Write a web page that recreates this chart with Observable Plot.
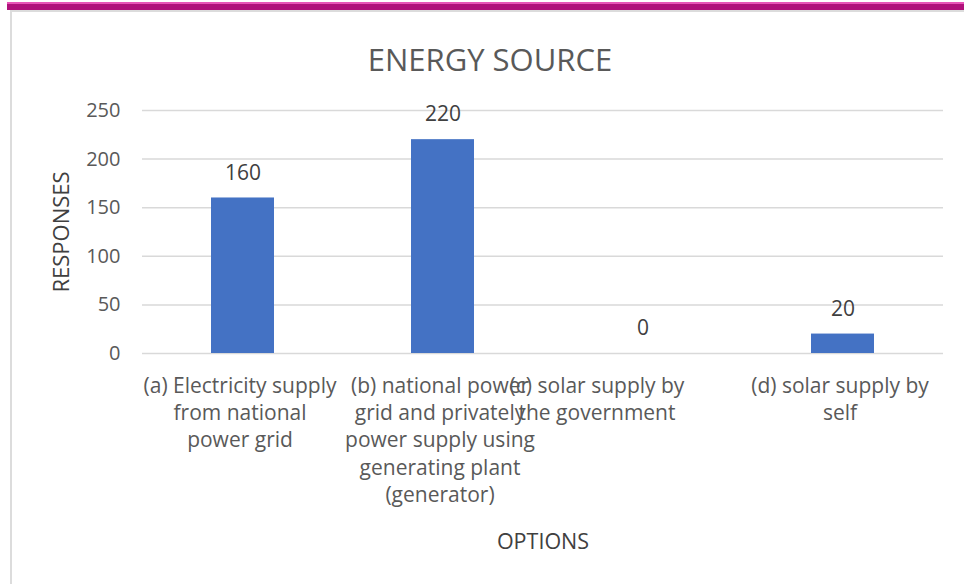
<!DOCTYPE html>
<html>
<head>
<meta charset="utf-8">
<script src="https://cdn.jsdelivr.net/npm/d3@7"></script>
<script src="https://cdn.jsdelivr.net/npm/@observablehq/plot@0.6"></script>
<style>
  html, body { margin: 0; padding: 0; background: #fff; overflow: hidden; }
  #wrap { position: relative; width: 964px; height: 584px; overflow: hidden; font-family: "Open Sans", sans-serif; }
  #topbar { position: absolute; left: 7px; top: 2px; width: 960px; height: 8px; background: #B0117B; border-top: 2px solid #E855B8; box-sizing: border-box; }
  #frame { position: absolute; left: 10px; top: 10px; width: 980px; height: 600px; border: 2px solid #dcdcdc; box-sizing: border-box; pointer-events: none; }
  #title { position: absolute; left: 16px; top: 0; width: 948px; height: 85px; line-height: 119px; text-align: center; font-size: 31px; color: #595959; }
  #chart { position: absolute; left: 0; top: 85px; }
</style>
</head>
<body>
<div id="wrap">
  <div id="topbar"></div>
  <div id="frame"></div>
  <div id="title">ENERGY SOURCE</div>
  <div id="chart"></div>
</div>
<script>
const categories = ["a", "b", "c", "d"];
const categoryLabels = [
  "(a) Electricity supply\nfrom national\npower grid",
  "(b) national power\ngrid and privately\npower supply using\ngenerating plant\n(generator)",
  "(c) solar supply by\nthe government",
  "(d) solar supply by\nself"
];
const responses = [160, 220, 0, 20];
const yTicks = [0, 50, 100, 150, 200, 250];

const data = categories.map((c, i) => ({cat: c, label: categoryLabels[i], value: responses[i]}));

const labelStyle = {x: "cat", frameAnchor: "bottom", text: "label", lineAnchor: "top", dy: 20, lineHeight: 1.3, fontSize: 21, fill: "#595959"};

const chart = Plot.plot({
  width: 964,
  height: 499,
  marginLeft: 142,
  marginRight: 21,
  marginTop: 25,
  marginBottom: 231,
  style: {fontFamily: "'Open Sans', sans-serif", fontSize: "20px", color: "#595959", background: "transparent"},
  x: {domain: categories, paddingInner: 0.685, paddingOuter: 0.3425, axis: null},
  y: {domain: [0, 250], ticks: yTicks, axis: null},
  marks: [
    Plot.gridY(yTicks, {stroke: "#d9d9d9", strokeOpacity: 1, strokeWidth: 1.5}),
    Plot.barY(data, {x: "cat", y: "value", fill: "#4472C4"}),
    Plot.axisY(yTicks, {tickSize: 0, tickPadding: 22, label: null, fontSize: 20, fill: "#595959"}),
    Plot.text(data, {x: "cat", y: "value", text: d => String(d.value), dy: -25, fontSize: 21, fill: "#404040"}),
    Plot.text(data.filter(d => d.cat !== "c"), {...labelStyle, dx: -3}),
    Plot.text(data.filter(d => d.cat === "c"), {...labelStyle, dx: -46}),
    Plot.text(["RESPONSES"], {frameAnchor: "left", textAnchor: "middle", dx: -81, rotate: -90, fontSize: 22, fill: "#404040"}),
    Plot.text(["OPTIONS"], {frameAnchor: "bottom", lineAnchor: "middle", dy: 189, fontSize: 21.5, fill: "#404040"})
  ]
});
document.getElementById("chart").appendChild(chart);
</script>
</body>
</html>
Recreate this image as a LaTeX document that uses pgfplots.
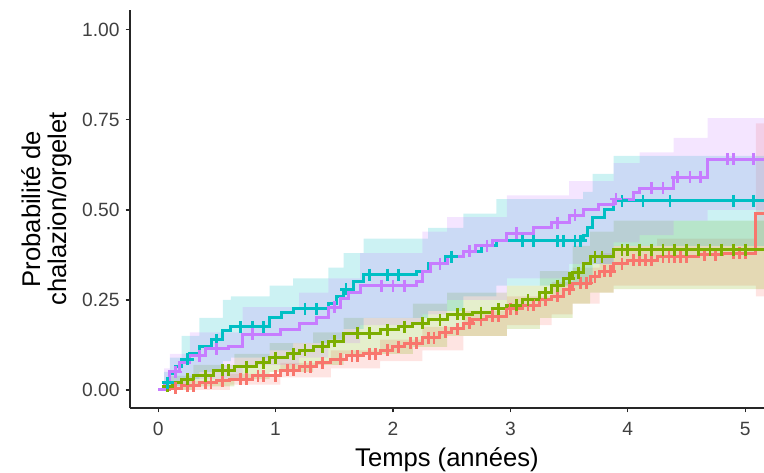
\documentclass[border=0pt]{standalone}
\usepackage{pgfplots}
\pgfplotsset{compat=1.18}
\usepgfplotslibrary{fillbetween}
\usepackage{fontspec}
\setmainfont{Liberation Sans}
\definecolor{cred}{HTML}{F8766D}
\definecolor{cgreen}{HTML}{7CAE00}
\definecolor{ccyan}{HTML}{00BFC4}
\definecolor{cpurple}{HTML}{C77CFF}

\begin{document}
\begin{tikzpicture}
\begin{axis}[
  scale only axis,
  width=317pt, height=199pt,
  xmin=-0.24, xmax=5.16,
  ymin=-0.05, ymax=1.055,
  axis x line=bottom, axis y line=left,
  axis line style={-, line width=0.7pt, black!85},
  xtick={0,1,2,3,4,5},
  ytick={0,0.25,0.5,0.75,1},
  yticklabel style={xshift=0.5pt, /pgf/number format/.cd, fixed, zerofill, precision=2},
  /pgf/number format/assume math mode=true,
  tick align=outside,
  major tick length=2.2pt,
  tick style={line width=0.6pt, black!85},
  ticklabel style={font=\fontsize{9.6}{11}\selectfont, text=black!75},
  xticklabel style={yshift=-1.5pt},
  xlabel={Temps (années)},
  ylabel={Probabilité de\\chalazion/orgelet},
  label style={font=\fontsize{12.8}{13}\selectfont},
  ylabel style={align=center},
  xlabel style={yshift=1.2pt},
  ylabel style={yshift=-1.5pt},
  clip=true,
]
% ---------- confidence bands ----------
% red
\addplot[name path=rU, const plot, draw=none] coordinates {(0,0) (0.2,0.025) (0.61,0.045) (1.04,0.075) (1.47,0.11) (1.89,0.14) (2.25,0.175) (2.6,0.22) (2.97,0.26) (3.35,0.30) (3.53,0.34) (3.76,0.38) (3.88,0.40) (4.25,0.42) (5.09,0.74) (5.16,0.74)};
\addplot[name path=rL, const plot, draw=none] coordinates {(0,0) (0.2,0) (0.61,0.015) (1.04,0.035) (1.47,0.06) (1.89,0.08) (2.25,0.11) (2.6,0.15) (2.97,0.18) (3.35,0.21) (3.53,0.24) (3.76,0.27) (3.88,0.29) (4.25,0.29) (5.09,0.26) (5.16,0.26)};
\addplot[fill=cred, fill opacity=0.2, draw=none] fill between[of=rU and rL];
% green
\addplot[name path=gU, const plot, draw=none] coordinates {(0,0) (0.1,0.04) (0.3,0.07) (0.65,0.10) (0.95,0.13) (1.32,0.16) (1.58,0.20) (2.17,0.24) (2.46,0.27) (2.97,0.29) (3.25,0.33) (3.53,0.40) (3.68,0.44) (3.88,0.47) (5.16,0.47)};
\addplot[name path=gL, const plot, draw=none] coordinates {(0,0) (0.1,0) (0.3,0.01) (0.65,0.03) (0.95,0.05) (1.32,0.07) (1.58,0.10) (2.17,0.12) (2.46,0.15) (2.97,0.17) (3.25,0.20) (3.53,0.24) (3.68,0.27) (3.88,0.28) (5.16,0.28)};
\addplot[fill=cgreen, fill opacity=0.2, draw=none] fill between[of=gU and gL];
% cyan
\addplot[name path=cU, const plot, draw=none] coordinates {(0,0) (0.05,0.05) (0.1,0.09) (0.2,0.15) (0.35,0.2) (0.55,0.25) (0.62,0.26) (0.95,0.29) (1.15,0.31) (1.45,0.34) (1.58,0.38) (1.75,0.42) (2.3,0.45) (2.6,0.49) (2.88,0.53) (3.62,0.55) (3.7,0.60) (3.88,0.65) (5.16,0.65)};
\addplot[name path=cL, const plot, draw=none] coordinates {(0,0) (0.05,0) (0.1,0.01) (0.2,0.03) (0.35,0.05) (0.55,0.08) (0.62,0.09) (0.95,0.11) (1.15,0.13) (1.45,0.14) (1.58,0.17) (1.75,0.20) (2.3,0.22) (2.6,0.26) (2.88,0.29) (3.62,0.30) (3.7,0.35) (3.88,0.40) (5.16,0.40)};
\addplot[fill=ccyan, fill opacity=0.2, draw=none] fill between[of=cU and cL];
% purple
\addplot[name path=pU, const plot, draw=none] coordinates {(0,0) (0.05,0.06) (0.1,0.10) (0.27,0.16) (0.72,0.23) (1.2,0.27) (1.45,0.31) (1.72,0.38) (2.25,0.44) (2.46,0.48) (2.97,0.54) (3.5,0.58) (3.88,0.63) (4.1,0.66) (4.39,0.70) (4.68,0.755) (5.16,0.755)};
\addplot[name path=pL, const plot, draw=none] coordinates {(0,0) (0.05,0) (0.1,0.01) (0.27,0.03) (0.72,0.07) (1.2,0.09) (1.45,0.13) (1.72,0.18) (2.25,0.21) (2.46,0.25) (2.97,0.31) (3.5,0.35) (3.88,0.41) (4.1,0.43) (4.39,0.47) (4.68,0.50) (5.16,0.50)};
\addplot[fill=cpurple, fill opacity=0.2, draw=none] fill between[of=pU and pL];

% ---------- step curves ----------
\addplot[const plot, cred, line width=1.5pt] coordinates {(0,0) (0.1,0.005) (0.2,0.012) (0.35,0.02) (0.5,0.025) (0.61,0.03) (0.8,0.04) (1.04,0.055) (1.2,0.065) (1.35,0.075) (1.47,0.085) (1.6,0.095) (1.75,0.10) (1.89,0.11) (2.0,0.12) (2.1,0.13) (2.25,0.145) (2.4,0.16) (2.5,0.17) (2.6,0.185) (2.68,0.195) (2.8,0.205) (2.97,0.225) (3.1,0.235) (3.25,0.25) (3.35,0.26) (3.45,0.28) (3.53,0.297) (3.68,0.314) (3.76,0.33) (3.88,0.35) (4.0,0.36) (4.25,0.37) (4.6,0.375) (4.81,0.38) (5.09,0.49) (5.16,0.49)};
\addplot[only marks, mark=+, mark size=3pt, cred, mark options={line width=1.4pt}] coordinates {(0.15,0.005) (0.25,0.012) (0.3,0.012) (0.4,0.02) (0.45,0.02) (0.55,0.025) (0.7,0.03) (0.75,0.03) (0.85,0.04) (0.9,0.04) (1.0,0.04) (1.1,0.055) (1.15,0.055) (1.25,0.065) (1.3,0.065) (1.4,0.075) (1.55,0.085) (1.65,0.095) (1.7,0.095) (1.8,0.10) (1.85,0.10) (1.95,0.11) (2.05,0.12) (2.15,0.13) (2.2,0.13) (2.3,0.145) (2.35,0.145) (2.45,0.16) (2.55,0.17) (2.65,0.185) (2.75,0.195) (2.85,0.205) (2.9,0.205) (3.0,0.225) (3.05,0.225) (3.15,0.235) (3.2,0.235) (3.3,0.25) (3.4,0.26) (3.5,0.28) (3.6,0.297) (3.65,0.297) (3.72,0.314) (3.8,0.33) (3.85,0.33) (3.95,0.35) (4.05,0.36) (4.1,0.36) (4.15,0.36) (4.2,0.36) (4.3,0.37) (4.35,0.37) (4.4,0.37) (4.45,0.37) (4.5,0.37) (4.65,0.375) (4.75,0.375) (4.9,0.38) (4.95,0.38) (5.0,0.38)};

\addplot[const plot, cgreen, line width=1.5pt] coordinates {(0,0) (0.05,0.01) (0.12,0.02) (0.2,0.03) (0.3,0.04) (0.47,0.055) (0.65,0.065) (0.84,0.075) (0.95,0.09) (1.1,0.10) (1.2,0.11) (1.32,0.12) (1.45,0.135) (1.58,0.157) (1.89,0.167) (2.05,0.175) (2.17,0.185) (2.3,0.195) (2.46,0.21) (2.68,0.215) (2.85,0.225) (2.97,0.235) (3.1,0.25) (3.25,0.27) (3.35,0.29) (3.45,0.31) (3.53,0.325) (3.62,0.35) (3.68,0.37) (3.88,0.39) (5.16,0.39)};
\addplot[only marks, mark=+, mark size=3pt, cgreen, mark options={line width=1.4pt}] coordinates {(0.08,0.01) (0.25,0.03) (0.4,0.04) (0.55,0.055) (0.6,0.055) (0.75,0.065) (0.9,0.075) (1.0,0.09) (1.15,0.10) (1.25,0.11) (1.4,0.12) (1.5,0.135) (1.7,0.157) (1.8,0.157) (1.95,0.167) (2.1,0.175) (2.25,0.185) (2.4,0.195) (2.55,0.21) (2.6,0.21) (2.75,0.215) (2.9,0.225) (3.05,0.235) (3.15,0.25) (3.3,0.27) (3.4,0.29) (3.5,0.31) (3.58,0.325) (3.72,0.37) (3.78,0.37) (3.95,0.39) (4.0,0.39) (4.1,0.39) (4.2,0.39) (4.3,0.39) (4.4,0.39) (4.5,0.39) (4.6,0.39) (4.7,0.39) (4.8,0.39) (4.9,0.39) (5.0,0.39)};

\addplot[const plot, ccyan, line width=1.5pt] coordinates {(0,0) (0.05,0.02) (0.1,0.045) (0.15,0.065) (0.2,0.085) (0.27,0.10) (0.35,0.12) (0.45,0.14) (0.55,0.165) (0.62,0.175) (0.95,0.20) (1.05,0.215) (1.15,0.225) (1.45,0.24) (1.52,0.26) (1.58,0.28) (1.66,0.30) (1.75,0.32) (2.2,0.33) (2.3,0.35) (2.45,0.37) (2.6,0.385) (2.75,0.40) (2.88,0.415) (3.62,0.43) (3.66,0.45) (3.7,0.48) (3.8,0.50) (3.88,0.525) (5.16,0.525)};
\addplot[only marks, mark=+, mark size=3pt, ccyan, mark options={line width=1.4pt}] coordinates {(0.08,0.02) (0.25,0.085) (0.5,0.14) (0.7,0.175) (0.8,0.175) (0.9,0.175) (1.25,0.225) (1.35,0.225) (1.6,0.28) (1.8,0.32) (1.95,0.32) (2.05,0.32) (2.5,0.37) (2.65,0.385) (3.1,0.415) (3.2,0.415) (3.4,0.415) (3.45,0.415) (3.55,0.415) (3.6,0.415) (3.95,0.525) (4.13,0.525) (4.36,0.525) (4.9,0.525) (5.07,0.525)};

\addplot[const plot, cpurple, line width=1.5pt] coordinates {(0,0) (0.05,0.02) (0.1,0.05) (0.18,0.075) (0.27,0.095) (0.4,0.115) (0.6,0.12) (0.72,0.155) (1.04,0.167) (1.2,0.185) (1.35,0.20) (1.45,0.23) (1.55,0.255) (1.62,0.27) (1.72,0.29) (2.2,0.30) (2.25,0.33) (2.32,0.35) (2.46,0.37) (2.6,0.385) (2.7,0.40) (2.85,0.415) (2.97,0.435) (3.2,0.45) (3.35,0.465) (3.5,0.485) (3.62,0.50) (3.75,0.515) (3.88,0.53) (4.05,0.547) (4.1,0.56) (4.39,0.59) (4.68,0.64) (5.16,0.64)};
\addplot[only marks, mark=+, mark size=3pt, cpurple, mark options={line width=1.4pt}] coordinates {(0.15,0.05) (0.35,0.095) (0.5,0.115) (0.8,0.155) (1.5,0.23) (1.9,0.29) (2.0,0.29) (2.1,0.29) (2.4,0.35) (2.65,0.385) (2.8,0.40) (3.05,0.435) (3.4,0.465) (3.55,0.485) (3.9,0.53) (4.2,0.56) (4.3,0.56) (4.42,0.59) (4.53,0.59) (4.62,0.59) (4.85,0.64) (4.9,0.64) (5.07,0.64)};
\end{axis}
\pgfresetboundingbox
\path ([xshift=-65pt,yshift=-32pt]current axis.south west) rectangle ([yshift=5pt]current axis.north east);
\end{tikzpicture}
\end{document}
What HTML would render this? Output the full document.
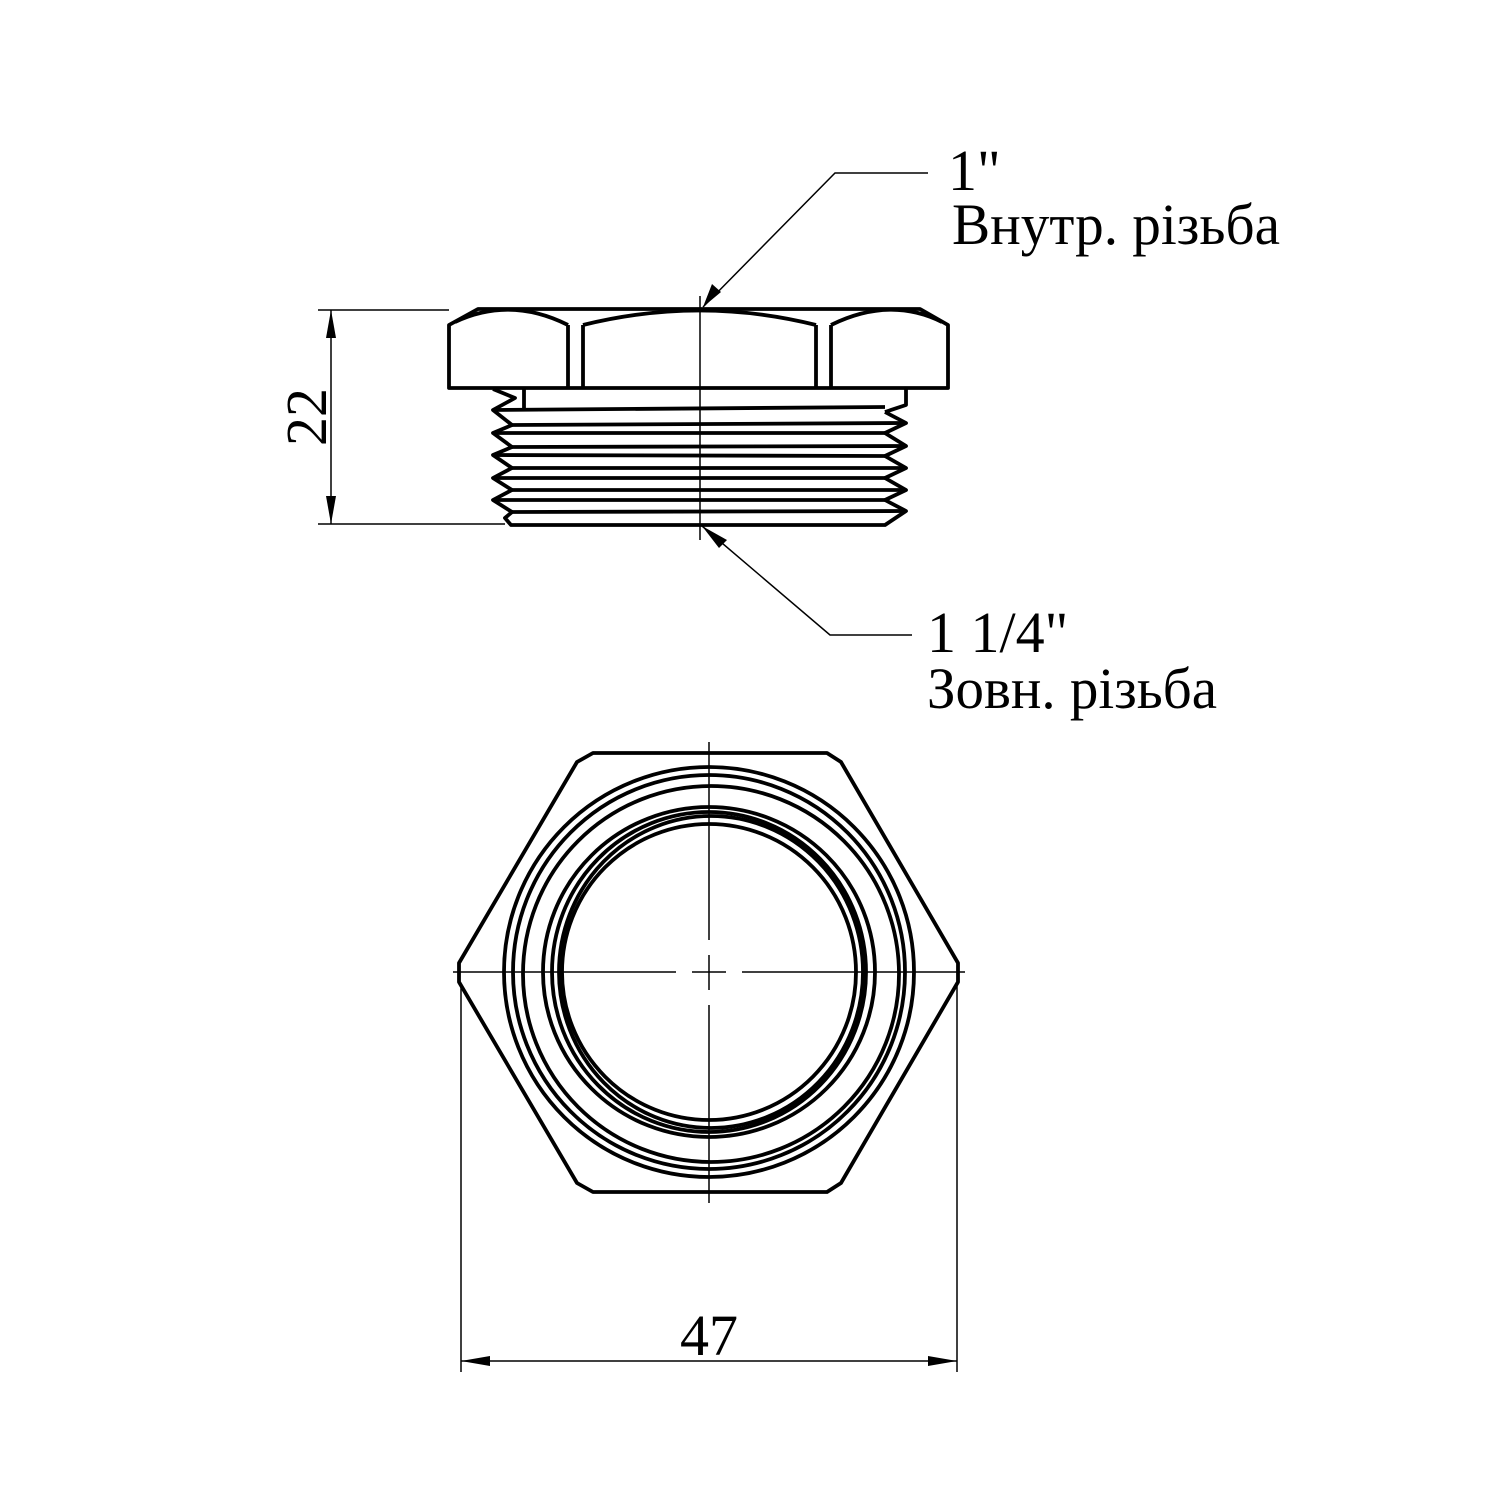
• • •
- **Task instructions**: Copy out each line of the records where the string "that" appears.

- **Task response**:
Write a web page that recreates this chart with Observable Plot.
Recreate this image as a LaTeX document that uses pgfplots.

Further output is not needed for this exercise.